## Start

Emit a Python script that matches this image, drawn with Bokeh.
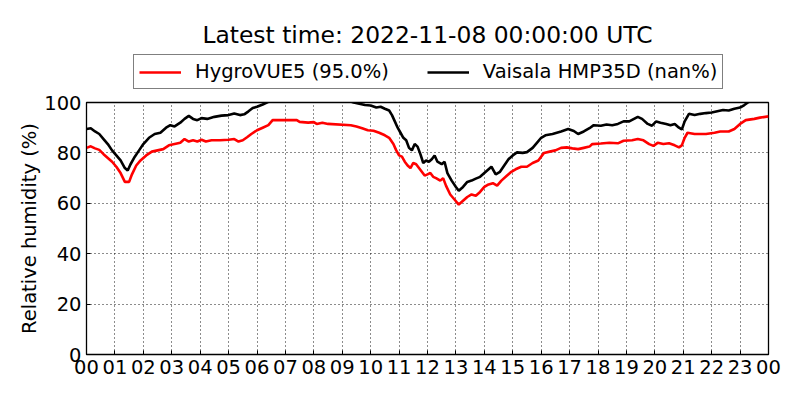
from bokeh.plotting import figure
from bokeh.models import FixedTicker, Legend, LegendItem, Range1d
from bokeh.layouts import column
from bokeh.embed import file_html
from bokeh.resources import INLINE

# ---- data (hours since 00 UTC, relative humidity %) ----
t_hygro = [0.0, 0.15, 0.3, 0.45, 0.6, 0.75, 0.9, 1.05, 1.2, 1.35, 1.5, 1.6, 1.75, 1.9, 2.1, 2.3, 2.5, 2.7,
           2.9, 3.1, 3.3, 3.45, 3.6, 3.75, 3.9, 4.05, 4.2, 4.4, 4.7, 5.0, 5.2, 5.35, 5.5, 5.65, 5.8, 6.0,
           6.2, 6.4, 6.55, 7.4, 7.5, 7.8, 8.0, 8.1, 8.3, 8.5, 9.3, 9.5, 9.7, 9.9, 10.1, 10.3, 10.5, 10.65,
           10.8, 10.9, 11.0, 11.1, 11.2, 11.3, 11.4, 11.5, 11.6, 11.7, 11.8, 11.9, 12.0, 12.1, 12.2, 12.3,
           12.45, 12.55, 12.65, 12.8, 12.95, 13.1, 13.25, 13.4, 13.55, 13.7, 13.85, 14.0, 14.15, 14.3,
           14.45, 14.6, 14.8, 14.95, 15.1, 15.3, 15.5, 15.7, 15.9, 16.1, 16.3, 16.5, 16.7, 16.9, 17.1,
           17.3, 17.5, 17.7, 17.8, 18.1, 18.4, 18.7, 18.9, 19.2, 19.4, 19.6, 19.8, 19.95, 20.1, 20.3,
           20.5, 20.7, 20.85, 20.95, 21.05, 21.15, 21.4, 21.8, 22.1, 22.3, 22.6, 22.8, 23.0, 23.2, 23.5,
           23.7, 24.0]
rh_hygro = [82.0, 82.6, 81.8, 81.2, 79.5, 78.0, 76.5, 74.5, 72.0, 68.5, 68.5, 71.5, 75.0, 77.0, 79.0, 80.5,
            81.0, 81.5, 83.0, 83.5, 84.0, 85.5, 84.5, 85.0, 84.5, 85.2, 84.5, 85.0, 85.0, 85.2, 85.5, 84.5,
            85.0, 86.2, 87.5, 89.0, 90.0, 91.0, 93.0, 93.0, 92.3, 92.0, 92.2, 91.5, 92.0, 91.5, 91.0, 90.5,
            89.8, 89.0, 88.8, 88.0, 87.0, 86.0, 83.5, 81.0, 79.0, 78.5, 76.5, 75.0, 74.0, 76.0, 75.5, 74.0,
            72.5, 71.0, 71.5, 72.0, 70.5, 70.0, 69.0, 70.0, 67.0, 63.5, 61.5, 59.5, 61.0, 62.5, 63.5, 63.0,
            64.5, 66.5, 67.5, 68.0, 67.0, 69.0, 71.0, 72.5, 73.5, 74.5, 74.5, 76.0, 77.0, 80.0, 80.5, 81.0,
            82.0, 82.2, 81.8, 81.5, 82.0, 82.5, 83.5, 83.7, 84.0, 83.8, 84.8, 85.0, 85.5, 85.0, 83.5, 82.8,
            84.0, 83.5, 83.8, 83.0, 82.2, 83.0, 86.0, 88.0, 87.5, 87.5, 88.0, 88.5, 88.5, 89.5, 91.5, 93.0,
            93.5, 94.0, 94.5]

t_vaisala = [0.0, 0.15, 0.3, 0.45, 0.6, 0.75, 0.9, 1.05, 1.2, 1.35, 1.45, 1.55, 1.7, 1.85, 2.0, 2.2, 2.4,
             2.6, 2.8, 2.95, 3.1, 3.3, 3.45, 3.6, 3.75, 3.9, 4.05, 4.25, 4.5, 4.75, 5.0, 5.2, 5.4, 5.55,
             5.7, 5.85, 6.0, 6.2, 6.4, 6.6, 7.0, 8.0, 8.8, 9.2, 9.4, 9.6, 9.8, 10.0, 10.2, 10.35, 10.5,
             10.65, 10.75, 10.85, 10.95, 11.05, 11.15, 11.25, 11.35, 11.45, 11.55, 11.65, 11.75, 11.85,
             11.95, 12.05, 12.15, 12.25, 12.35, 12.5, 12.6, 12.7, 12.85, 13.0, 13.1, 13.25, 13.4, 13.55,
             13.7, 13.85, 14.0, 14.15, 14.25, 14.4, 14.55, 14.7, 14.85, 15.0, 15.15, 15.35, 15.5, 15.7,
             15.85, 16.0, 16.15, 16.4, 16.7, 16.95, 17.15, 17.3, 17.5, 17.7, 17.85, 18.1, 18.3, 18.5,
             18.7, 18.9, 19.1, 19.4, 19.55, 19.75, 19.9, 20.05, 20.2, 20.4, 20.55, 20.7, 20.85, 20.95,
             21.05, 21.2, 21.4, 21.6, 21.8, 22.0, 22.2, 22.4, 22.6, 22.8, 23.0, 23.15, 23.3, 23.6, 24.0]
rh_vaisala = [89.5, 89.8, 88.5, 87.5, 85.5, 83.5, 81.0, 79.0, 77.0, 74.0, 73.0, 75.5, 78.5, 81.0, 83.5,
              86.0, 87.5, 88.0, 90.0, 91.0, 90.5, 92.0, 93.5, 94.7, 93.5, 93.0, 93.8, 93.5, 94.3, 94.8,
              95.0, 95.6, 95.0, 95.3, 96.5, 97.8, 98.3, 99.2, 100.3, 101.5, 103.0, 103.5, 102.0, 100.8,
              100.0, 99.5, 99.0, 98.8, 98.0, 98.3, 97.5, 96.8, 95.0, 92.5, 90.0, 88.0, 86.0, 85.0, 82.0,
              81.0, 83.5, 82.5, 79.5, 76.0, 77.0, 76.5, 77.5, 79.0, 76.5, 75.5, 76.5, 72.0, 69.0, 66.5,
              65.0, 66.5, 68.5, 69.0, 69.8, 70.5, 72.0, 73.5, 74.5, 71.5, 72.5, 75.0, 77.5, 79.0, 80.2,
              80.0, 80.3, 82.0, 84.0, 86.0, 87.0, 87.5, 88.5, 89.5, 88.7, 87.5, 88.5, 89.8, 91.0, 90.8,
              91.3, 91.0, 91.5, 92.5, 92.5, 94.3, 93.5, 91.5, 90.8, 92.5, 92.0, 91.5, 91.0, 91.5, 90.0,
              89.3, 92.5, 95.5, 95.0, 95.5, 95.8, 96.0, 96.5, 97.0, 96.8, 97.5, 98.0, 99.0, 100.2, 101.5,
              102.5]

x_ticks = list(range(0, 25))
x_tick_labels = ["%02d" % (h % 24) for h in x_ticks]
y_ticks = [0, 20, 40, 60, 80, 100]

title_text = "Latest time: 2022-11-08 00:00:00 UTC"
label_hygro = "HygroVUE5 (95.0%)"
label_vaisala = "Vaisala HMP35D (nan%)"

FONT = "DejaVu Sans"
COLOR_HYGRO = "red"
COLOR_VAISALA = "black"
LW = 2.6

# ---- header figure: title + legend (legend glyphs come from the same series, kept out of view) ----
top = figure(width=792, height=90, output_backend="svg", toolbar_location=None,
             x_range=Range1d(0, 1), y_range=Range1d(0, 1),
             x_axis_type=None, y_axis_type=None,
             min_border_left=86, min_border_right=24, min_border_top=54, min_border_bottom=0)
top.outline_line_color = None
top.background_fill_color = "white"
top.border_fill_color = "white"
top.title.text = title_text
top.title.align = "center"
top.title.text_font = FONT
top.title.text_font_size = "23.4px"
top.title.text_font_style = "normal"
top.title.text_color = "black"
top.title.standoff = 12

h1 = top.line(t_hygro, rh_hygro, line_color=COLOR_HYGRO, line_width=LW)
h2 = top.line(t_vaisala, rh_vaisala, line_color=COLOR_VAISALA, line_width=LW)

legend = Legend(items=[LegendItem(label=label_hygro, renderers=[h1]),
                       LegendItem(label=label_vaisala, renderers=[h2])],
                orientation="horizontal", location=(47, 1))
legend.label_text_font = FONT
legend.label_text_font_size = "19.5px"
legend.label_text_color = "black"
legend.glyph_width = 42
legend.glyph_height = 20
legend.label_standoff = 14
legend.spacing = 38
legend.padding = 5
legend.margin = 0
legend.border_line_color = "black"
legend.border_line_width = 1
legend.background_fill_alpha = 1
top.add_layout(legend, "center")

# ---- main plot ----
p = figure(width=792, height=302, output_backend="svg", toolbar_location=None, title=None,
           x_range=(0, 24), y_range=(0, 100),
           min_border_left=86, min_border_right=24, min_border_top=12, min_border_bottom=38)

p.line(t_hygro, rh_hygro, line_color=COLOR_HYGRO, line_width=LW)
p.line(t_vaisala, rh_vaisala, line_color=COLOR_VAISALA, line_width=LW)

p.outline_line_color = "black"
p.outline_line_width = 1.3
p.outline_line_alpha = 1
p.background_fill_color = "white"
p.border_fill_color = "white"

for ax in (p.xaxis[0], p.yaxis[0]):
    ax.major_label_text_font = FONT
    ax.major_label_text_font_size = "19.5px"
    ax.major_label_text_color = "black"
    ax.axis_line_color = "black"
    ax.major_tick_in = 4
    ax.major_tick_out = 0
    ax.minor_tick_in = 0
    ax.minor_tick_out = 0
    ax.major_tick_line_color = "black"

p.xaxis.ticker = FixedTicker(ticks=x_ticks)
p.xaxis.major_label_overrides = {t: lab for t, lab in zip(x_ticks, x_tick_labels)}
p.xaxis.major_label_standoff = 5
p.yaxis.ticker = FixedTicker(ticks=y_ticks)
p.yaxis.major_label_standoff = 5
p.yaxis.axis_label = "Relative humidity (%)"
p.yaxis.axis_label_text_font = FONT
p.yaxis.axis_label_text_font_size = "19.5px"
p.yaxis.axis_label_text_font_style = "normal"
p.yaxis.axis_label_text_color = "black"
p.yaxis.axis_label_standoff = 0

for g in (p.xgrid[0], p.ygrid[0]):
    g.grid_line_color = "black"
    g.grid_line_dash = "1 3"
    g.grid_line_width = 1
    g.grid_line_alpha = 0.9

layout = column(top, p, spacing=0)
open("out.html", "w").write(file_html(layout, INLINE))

## End

_Exercise objective:_
Reproduce the material above from its first line through the line containing "from bokeh.resources import INLINE", both ends included, and skip every picture.

_Answer in full:_
Emit a Python script that matches this image, drawn with Bokeh.
from bokeh.plotting import figure
from bokeh.models import FixedTicker, Legend, LegendItem, Range1d
from bokeh.layouts import column
from bokeh.embed import file_html
from bokeh.resources import INLINE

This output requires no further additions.